Protesters besieged the parliament, chanting slogans against the politicians, shining hundreds of green laser lights at the building and into the eyes of riot police outside and pushing their hands forward in a traditional insult. They held up a mock gallows with several nooses.
The successful vote, closely watched outside Greece, had an immediate impact with the euro making gains, although traders said continuing concerns about implementation of the measures contained the rise.
European Commission President Manuel Barroso expressed immediate relief. “Tonight’s vote in the Greek Parliament removes an element of uncertainty from an already very difficult situation,” he said, adding that Papandreou could now concentrate on implementing the reforms.
“Although this clearly is not going to be a long-term fix, investors see this as a chance that the can will be kicked further down the road and so I think we are going to see tomorrow a world-wide push to risk assets,” said David Dietze, Chief Investment strategist at Point View Financial Services.
Papandreou’s government must rapidly pass two more tests — enacting the austerity plan and the laws needed to implement it — to win a new bailout to avert the euro zone’s first sovereign default and possible global economic disaster.
ULTIMATUM
The vote follows a European ultimatum requiring the debt-choked Mediterranean state implement a new five-year package of deeply unpopular reforms in two weeks or miss out on a 12-billion euro aid tranche and plunge into bankruptcy.
Barroso had piled on pressure before the vote, saying that Greece faced a “moment of truth” and needed to show it was genuinely committed to the reforms.
“No-one can be helped against their will,” he said.
Acting IMF chief John Lipsky sent a similar message, saying international lenders were willing to help peripheral euro zone economies as long as they tried to carry out reforms.
He said the Greek fiscal system was broken but could be fixed with the right political will.
As parliament debated the confidence motion, demonstrators stepped up their protests in the square, where hundreds have camped for weeks to show their opposition to more austerity, which has deepened the worst recession for 37 years. “I believe we should go bankrupt and get it over with. These measures are slowly killing us,” said 22-year-old student Efi Koloverou. “We want competent people to take over.”

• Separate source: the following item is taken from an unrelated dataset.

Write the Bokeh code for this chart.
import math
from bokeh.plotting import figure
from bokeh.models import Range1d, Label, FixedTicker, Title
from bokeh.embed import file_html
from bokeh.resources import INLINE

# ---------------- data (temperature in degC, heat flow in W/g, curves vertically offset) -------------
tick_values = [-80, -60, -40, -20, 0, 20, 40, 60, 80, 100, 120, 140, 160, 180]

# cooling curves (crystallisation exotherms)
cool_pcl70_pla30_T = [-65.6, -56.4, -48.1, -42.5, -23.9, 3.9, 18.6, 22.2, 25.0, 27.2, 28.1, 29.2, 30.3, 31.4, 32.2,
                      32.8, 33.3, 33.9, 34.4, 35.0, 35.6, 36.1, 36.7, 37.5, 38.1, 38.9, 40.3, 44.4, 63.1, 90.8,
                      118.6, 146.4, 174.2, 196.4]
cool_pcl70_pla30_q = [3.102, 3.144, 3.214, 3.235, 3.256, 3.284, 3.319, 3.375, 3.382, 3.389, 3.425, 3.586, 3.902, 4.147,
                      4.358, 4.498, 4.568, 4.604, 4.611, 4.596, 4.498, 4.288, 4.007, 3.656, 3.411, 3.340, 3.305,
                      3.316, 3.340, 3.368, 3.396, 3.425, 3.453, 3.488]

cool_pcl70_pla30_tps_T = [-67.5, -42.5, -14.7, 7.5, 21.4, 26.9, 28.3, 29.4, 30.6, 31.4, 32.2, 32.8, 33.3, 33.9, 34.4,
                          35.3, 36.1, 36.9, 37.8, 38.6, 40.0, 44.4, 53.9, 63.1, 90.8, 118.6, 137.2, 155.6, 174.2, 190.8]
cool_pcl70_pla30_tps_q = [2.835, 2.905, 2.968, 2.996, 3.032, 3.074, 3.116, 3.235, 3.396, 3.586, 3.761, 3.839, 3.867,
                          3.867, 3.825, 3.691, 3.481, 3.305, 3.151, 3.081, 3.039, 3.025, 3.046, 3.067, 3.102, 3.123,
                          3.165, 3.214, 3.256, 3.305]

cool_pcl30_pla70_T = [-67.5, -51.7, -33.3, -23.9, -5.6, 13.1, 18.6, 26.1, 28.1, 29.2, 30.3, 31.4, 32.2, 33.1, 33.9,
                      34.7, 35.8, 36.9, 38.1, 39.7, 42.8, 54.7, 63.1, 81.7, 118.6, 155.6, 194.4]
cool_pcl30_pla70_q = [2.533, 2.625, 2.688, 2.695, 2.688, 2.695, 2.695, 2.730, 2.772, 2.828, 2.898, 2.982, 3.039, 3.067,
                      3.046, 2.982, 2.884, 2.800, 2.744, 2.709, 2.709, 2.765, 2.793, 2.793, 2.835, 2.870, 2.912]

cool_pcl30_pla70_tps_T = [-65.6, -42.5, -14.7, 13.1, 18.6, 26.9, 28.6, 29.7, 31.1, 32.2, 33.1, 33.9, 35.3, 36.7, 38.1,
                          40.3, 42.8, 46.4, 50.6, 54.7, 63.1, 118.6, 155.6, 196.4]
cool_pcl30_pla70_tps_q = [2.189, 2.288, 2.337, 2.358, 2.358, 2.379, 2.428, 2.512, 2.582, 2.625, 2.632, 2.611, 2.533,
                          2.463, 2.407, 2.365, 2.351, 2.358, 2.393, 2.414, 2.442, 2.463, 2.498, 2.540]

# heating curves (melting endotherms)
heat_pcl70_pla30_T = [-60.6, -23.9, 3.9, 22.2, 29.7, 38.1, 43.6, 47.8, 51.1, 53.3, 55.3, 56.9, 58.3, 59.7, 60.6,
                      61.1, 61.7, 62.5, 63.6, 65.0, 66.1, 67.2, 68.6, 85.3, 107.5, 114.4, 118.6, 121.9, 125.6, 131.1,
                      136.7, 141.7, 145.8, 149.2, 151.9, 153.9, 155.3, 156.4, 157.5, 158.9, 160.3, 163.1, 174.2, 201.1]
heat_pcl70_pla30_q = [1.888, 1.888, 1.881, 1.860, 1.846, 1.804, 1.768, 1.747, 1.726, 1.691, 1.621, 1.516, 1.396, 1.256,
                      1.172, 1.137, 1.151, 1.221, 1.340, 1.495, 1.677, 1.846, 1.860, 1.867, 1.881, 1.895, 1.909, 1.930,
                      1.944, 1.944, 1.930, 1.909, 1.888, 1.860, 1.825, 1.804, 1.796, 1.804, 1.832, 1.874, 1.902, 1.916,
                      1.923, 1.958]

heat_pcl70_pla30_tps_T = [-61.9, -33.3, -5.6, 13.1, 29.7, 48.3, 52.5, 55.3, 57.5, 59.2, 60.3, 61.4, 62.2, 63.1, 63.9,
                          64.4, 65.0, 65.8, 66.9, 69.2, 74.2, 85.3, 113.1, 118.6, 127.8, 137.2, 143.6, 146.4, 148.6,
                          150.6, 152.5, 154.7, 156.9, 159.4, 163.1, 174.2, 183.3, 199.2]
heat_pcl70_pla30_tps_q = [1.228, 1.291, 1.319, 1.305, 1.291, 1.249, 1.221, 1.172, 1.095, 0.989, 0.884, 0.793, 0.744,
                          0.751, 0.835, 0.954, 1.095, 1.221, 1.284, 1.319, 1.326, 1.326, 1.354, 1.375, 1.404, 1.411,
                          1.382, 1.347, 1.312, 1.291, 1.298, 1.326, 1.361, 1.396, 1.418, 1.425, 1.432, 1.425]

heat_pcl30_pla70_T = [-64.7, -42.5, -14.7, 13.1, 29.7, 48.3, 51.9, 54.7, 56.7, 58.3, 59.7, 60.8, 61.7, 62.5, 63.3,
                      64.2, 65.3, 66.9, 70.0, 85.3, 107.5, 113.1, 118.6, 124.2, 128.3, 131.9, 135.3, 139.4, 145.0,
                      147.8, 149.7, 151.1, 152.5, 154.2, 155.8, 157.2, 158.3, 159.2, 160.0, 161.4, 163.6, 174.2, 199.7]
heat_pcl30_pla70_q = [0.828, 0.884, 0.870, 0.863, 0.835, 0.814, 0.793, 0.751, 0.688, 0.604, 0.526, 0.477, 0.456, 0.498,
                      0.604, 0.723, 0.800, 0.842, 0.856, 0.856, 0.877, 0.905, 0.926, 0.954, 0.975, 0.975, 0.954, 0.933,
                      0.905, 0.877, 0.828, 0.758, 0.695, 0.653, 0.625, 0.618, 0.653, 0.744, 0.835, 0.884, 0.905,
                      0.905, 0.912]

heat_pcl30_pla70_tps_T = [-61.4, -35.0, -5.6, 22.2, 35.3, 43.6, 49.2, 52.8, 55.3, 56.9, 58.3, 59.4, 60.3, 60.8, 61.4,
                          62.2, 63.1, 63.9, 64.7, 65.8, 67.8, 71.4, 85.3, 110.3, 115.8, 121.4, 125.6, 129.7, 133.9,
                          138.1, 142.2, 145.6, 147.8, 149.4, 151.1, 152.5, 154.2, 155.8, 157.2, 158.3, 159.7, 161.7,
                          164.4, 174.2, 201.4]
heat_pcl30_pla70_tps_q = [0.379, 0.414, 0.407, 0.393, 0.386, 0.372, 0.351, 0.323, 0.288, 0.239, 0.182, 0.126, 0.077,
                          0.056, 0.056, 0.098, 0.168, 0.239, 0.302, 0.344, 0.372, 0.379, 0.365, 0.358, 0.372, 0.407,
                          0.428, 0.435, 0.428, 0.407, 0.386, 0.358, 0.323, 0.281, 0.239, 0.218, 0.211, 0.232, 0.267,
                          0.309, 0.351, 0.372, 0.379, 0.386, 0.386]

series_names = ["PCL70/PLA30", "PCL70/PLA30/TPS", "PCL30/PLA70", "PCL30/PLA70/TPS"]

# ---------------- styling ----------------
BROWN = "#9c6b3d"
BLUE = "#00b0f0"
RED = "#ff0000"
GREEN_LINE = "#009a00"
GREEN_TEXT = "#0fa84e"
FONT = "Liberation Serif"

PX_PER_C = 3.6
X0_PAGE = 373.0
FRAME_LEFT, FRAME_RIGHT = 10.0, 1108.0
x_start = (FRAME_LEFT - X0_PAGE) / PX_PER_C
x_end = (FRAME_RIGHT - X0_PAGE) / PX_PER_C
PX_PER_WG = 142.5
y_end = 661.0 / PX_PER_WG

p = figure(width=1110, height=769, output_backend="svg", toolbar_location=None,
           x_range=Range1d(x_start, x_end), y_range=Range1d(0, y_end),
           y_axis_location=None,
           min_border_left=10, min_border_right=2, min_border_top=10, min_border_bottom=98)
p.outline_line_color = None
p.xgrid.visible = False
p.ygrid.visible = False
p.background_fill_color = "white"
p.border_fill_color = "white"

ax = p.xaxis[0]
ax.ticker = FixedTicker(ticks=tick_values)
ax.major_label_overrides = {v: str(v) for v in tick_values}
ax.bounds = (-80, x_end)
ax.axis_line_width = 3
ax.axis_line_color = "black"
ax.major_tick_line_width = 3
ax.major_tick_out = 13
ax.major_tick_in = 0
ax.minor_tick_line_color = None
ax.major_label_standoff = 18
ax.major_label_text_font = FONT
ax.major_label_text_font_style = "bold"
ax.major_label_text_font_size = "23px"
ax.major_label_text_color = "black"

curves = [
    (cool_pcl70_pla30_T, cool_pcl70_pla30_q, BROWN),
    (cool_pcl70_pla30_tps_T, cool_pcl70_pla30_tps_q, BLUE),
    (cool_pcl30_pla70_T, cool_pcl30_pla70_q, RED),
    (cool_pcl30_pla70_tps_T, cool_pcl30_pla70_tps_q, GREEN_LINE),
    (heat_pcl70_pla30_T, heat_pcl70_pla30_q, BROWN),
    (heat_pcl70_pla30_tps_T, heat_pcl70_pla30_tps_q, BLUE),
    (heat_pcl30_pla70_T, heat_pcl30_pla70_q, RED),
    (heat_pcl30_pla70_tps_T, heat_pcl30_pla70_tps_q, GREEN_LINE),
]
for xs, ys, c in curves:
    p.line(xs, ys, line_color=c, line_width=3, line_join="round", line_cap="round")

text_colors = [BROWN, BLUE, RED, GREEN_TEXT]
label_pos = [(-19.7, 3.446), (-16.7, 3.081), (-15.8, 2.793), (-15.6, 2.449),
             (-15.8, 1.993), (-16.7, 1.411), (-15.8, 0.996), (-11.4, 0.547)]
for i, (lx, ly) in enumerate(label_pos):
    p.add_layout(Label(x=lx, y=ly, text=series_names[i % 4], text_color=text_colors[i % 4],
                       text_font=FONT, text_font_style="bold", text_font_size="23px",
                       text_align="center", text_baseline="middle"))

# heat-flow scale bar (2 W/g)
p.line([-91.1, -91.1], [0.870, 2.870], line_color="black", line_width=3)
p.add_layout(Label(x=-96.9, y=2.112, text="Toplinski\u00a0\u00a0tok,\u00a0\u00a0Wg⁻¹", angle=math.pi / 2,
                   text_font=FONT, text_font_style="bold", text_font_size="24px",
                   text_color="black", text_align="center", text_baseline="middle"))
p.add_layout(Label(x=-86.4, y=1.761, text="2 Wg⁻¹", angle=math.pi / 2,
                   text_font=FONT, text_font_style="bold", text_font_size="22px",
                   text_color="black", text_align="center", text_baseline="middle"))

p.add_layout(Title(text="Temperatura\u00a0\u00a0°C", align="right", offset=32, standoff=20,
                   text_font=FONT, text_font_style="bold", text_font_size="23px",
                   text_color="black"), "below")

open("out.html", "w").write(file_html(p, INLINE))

Glykeria Madaraki, a 39-year-old unemployed woman, said: “God help us. There is no way these people are getting us out of the crisis. I feel insecure and I see my country being sold off. They didn’t ask what we think about all this. I want elections.”
Inside parliament the opposition poured similar disdain on the government. “This is not a programme to salvage the economy, it’s a programme for pillage before bankruptcy,” said Alexis Tsipras, head of the small opposition Left Coalition.